I'm posting today rather than Friday for personal scheduling reasons, but also to clearly avoid the many-tentacled hellbeast that April Fools on the internet has become. I mean, this is a review of ID4! I have to give it the proper reverence that it deserves!
With our second Emmerich movie, a smash summer hit, I think we’ve officially entered the second generation of the blockbuster. We’ve seen many of the best entries from the first, dominated by Lucas and especially Steven Spielberg. Emmerich and Producer Jerry Bruckheimer dominate the second: the films are bigger, even more special-effects-driven, more jingoistic, and, well, stupider.* That doesn’t mean they can’t be fun though….they just usually aren’t.
ID4, most of all, walks the tightrope between stupid and fun. Even watching it again for this blog, for the first time in at least a decade, I couldn’t quite decide if it was too stupid to be fun or too fun to worry about its stupidity. I kept swinging between those two options.
Basically, this is a rewriting of War of the Worlds to give it more patriotic Fourth-of-July action. Alien ships come down from the sky, and everyone is happy to see them. But, eccentric scientist Jeff Goldblum thinks the aliens plan an attack, and he rushes to tell President Bill Pullman (if the characters have names, I sure don’t remember them – that kind of character detail isn’t important… explosions!). The aliens promptly do shoot green beams that annihilate the White House, the Empire State Building, Big Ben, the Eiffel Tower, etc., and the film’s characters take to wandering around Area 51, looking for a dues ex machina, which they promptly find and use, after the requisite number of UFO vs. jets dogfights. Even the President gets to fly a fighter after a fairly lame inspirational speech. Along the way we get lots of homages to that first generation of blockbusters, especially Close Encounters and Star Wars.

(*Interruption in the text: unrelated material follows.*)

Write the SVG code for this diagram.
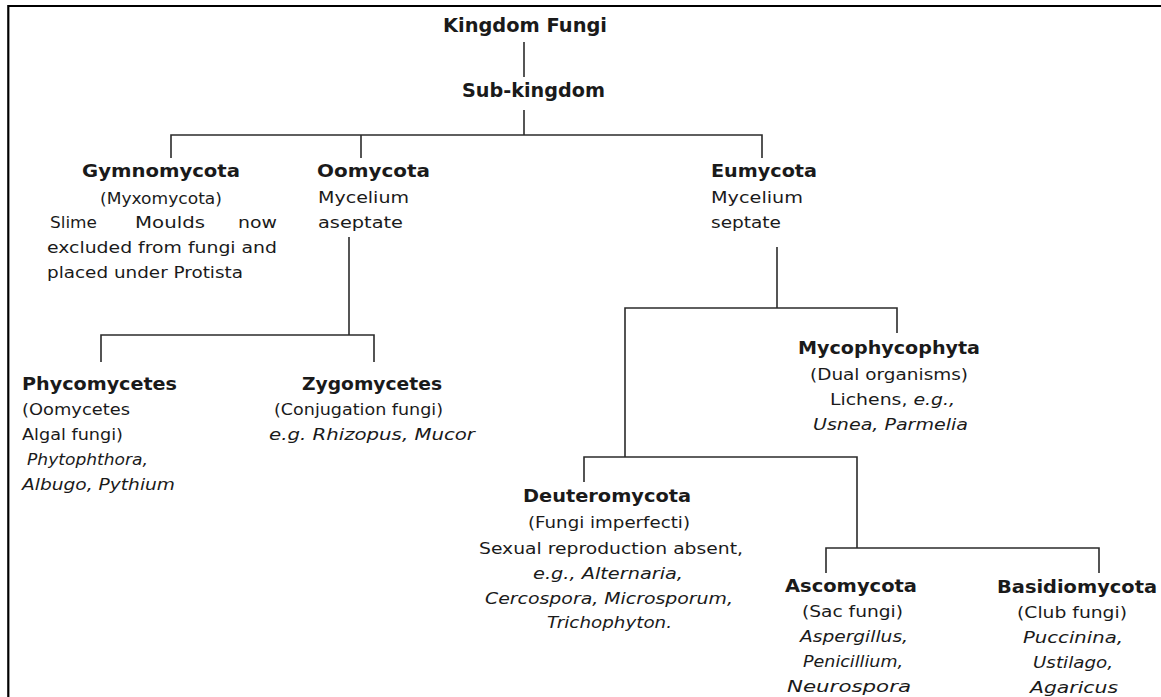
<svg xmlns="http://www.w3.org/2000/svg" width="1161" height="697" viewBox="0 0 1161 697">
<style>
text{font-family:"DejaVu Sans","Liberation Sans",sans-serif;fill:#1a1a1a;font-size:16.5px}
.t{font-weight:bold;font-size:19px}
.h{font-weight:bold;font-size:17.5px}
.i{font-style:italic}
.c{fill:none;stroke:#2b2b2b;stroke-width:1.6}
</style>
<rect width="1161" height="697" fill="#fff"/>
<path d="M8.3,697 V6 H1161" fill="none" stroke="#000" stroke-width="2.2"/>
<g id="connectors" class="c">
<path d="M524,42 V77"/>
<path d="M524,110 V135"/>
<path d="M171,158 V135 H762 V158"/>
<path d="M361,135 V158"/>
<path d="M349,237 V335"/>
<path d="M101,362 V335 H374 V362"/>
<path d="M777,247 V308"/>
<path d="M625,457 V308 H897 V333"/>
<path d="M584,482 V457 H857 V548"/>
<path d="M826,573 V548 H1099 V573"/>
</g>
<g id="kingdom"><text class="t" x="443" y="32" textLength="164" lengthAdjust="spacingAndGlyphs">Kingdom Fungi</text></g>
<g id="subkingdom"><text class="t" x="462" y="97" textLength="143" lengthAdjust="spacingAndGlyphs">Sub-kingdom</text></g>
<g id="gymnomycota">
<text class="h" x="82" y="177" textLength="158" lengthAdjust="spacingAndGlyphs">Gymnomycota</text>
<text x="100" y="204" textLength="122" lengthAdjust="spacingAndGlyphs">(Myxomycota)</text>
<text x="50" y="228" textLength="47" lengthAdjust="spacingAndGlyphs">Slime</text>
<text x="135" y="228" textLength="70" lengthAdjust="spacingAndGlyphs">Moulds</text>
<text x="238" y="228" textLength="39" lengthAdjust="spacingAndGlyphs">now</text>
<text x="47" y="253" textLength="230" lengthAdjust="spacingAndGlyphs">excluded from fungi and</text>
<text x="47" y="278" textLength="196" lengthAdjust="spacingAndGlyphs">placed under Protista</text>
</g>
<g id="oomycota">
<text class="h" x="317" y="177" textLength="113" lengthAdjust="spacingAndGlyphs">Oomycota</text>
<text x="318" y="203" textLength="91" lengthAdjust="spacingAndGlyphs">Mycelium</text>
<text x="318" y="228" textLength="85" lengthAdjust="spacingAndGlyphs">aseptate</text>
</g>
<g id="eumycota">
<text class="h" x="711" y="177" textLength="106" lengthAdjust="spacingAndGlyphs">Eumycota</text>
<text x="711" y="203" textLength="92" lengthAdjust="spacingAndGlyphs">Mycelium</text>
<text x="711" y="228" textLength="70" lengthAdjust="spacingAndGlyphs">septate</text>
</g>
<g id="phycomycetes">
<text class="h" x="22" y="390" textLength="155" lengthAdjust="spacingAndGlyphs">Phycomycetes</text>
<text x="22" y="415" textLength="108" lengthAdjust="spacingAndGlyphs">(Oomycetes</text>
<text x="22" y="440" textLength="101" lengthAdjust="spacingAndGlyphs">Algal fungi)</text>
<text class="i" x="27" y="465" textLength="121" lengthAdjust="spacingAndGlyphs">Phytophthora,</text>
<text class="i" x="22" y="490" textLength="153" lengthAdjust="spacingAndGlyphs">Albugo, Pythium</text>
</g>
<g id="zygomycetes">
<text class="h" x="302" y="390" textLength="140" lengthAdjust="spacingAndGlyphs">Zygomycetes</text>
<text x="274" y="415" textLength="169" lengthAdjust="spacingAndGlyphs">(Conjugation fungi)</text>
<text class="i" x="269" y="440" textLength="206" lengthAdjust="spacingAndGlyphs">e.g. Rhizopus, Mucor</text>
</g>
<g id="mycophycophyta">
<text class="h" x="798" y="354" textLength="182" lengthAdjust="spacingAndGlyphs">Mycophycophyta</text>
<text x="810" y="380" textLength="158" lengthAdjust="spacingAndGlyphs">(Dual organisms)</text>
<text x="830" y="405" textLength="125" lengthAdjust="spacingAndGlyphs"><tspan>Lichens, </tspan><tspan class="i">e.g.,</tspan></text>
<text class="i" x="813" y="430" textLength="155" lengthAdjust="spacingAndGlyphs">Usnea, Parmelia</text>
</g>
<g id="deuteromycota">
<text class="h" x="523" y="502" textLength="168" lengthAdjust="spacingAndGlyphs">Deuteromycota</text>
<text x="528" y="528" textLength="162" lengthAdjust="spacingAndGlyphs">(Fungi imperfecti)</text>
<text x="479" y="554" textLength="264" lengthAdjust="spacingAndGlyphs">Sexual reproduction absent,</text>
<text class="i" x="533" y="579" textLength="150" lengthAdjust="spacingAndGlyphs">e.g., Alternaria,</text>
<text class="i" x="485" y="604" textLength="248" lengthAdjust="spacingAndGlyphs">Cercospora, Microsporum,</text>
<text class="i" x="547" y="628" textLength="125" lengthAdjust="spacingAndGlyphs">Trichophyton.</text>
</g>
<g id="ascomycota">
<text class="h" x="785" y="592" textLength="132" lengthAdjust="spacingAndGlyphs">Ascomycota</text>
<text x="802" y="617" textLength="101" lengthAdjust="spacingAndGlyphs">(Sac fungi)</text>
<text class="i" x="800" y="642" textLength="108" lengthAdjust="spacingAndGlyphs">Aspergillus,</text>
<text class="i" x="803" y="667" textLength="100" lengthAdjust="spacingAndGlyphs">Penicillium,</text>
<text class="i" x="787" y="692" textLength="124" lengthAdjust="spacingAndGlyphs">Neurospora</text>
</g>
<g id="basidiomycota">
<text class="h" x="997" y="593" textLength="160" lengthAdjust="spacingAndGlyphs">Basidiomycota</text>
<text x="1017" y="618" textLength="110" lengthAdjust="spacingAndGlyphs">(Club fungi)</text>
<text class="i" x="1023" y="643" textLength="100" lengthAdjust="spacingAndGlyphs">Puccinina,</text>
<text class="i" x="1033" y="668" textLength="80" lengthAdjust="spacingAndGlyphs">Ustilago,</text>
<text class="i" x="1030" y="693" textLength="88" lengthAdjust="spacingAndGlyphs">Agaricus</text>
</g>
</svg>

I should also add that this begins the era of Will Smith. Around this time, Congress passed a law requiring that all dominant summer blockbusters contain the Fresh Prince. This act was eventually repealed in one of the most controversial provisions of the Patriot Act, and everyone who had to sit through Smith’s various failed Oscar-bids, like 27 Pounds, laments the law’s end. How much better would Transformers have been with Will Smith’s unflappable charisma? I’m only partially kidding, as it is the easy charm of Smith, Pullman, and Goldblum that helps make the film bearable. On the other hand, Randy Quaid’s groan-inducing turn as an alcoholic Vietnam vet who pulls-it-together to save-the-day does not help. No wonder the star whackers are after him.
In the end, I’d say that the fun won out over the stupidity, but I’d add the caveat that the film (by which I mean the effects that the film leans so heavily on) has not aged well, and watching it today, the stupidity is even more evident.
*I’ll take any Emmerich film over almost any Bruckheimer film…except maybe Pirates of the Caribbean and The Rock.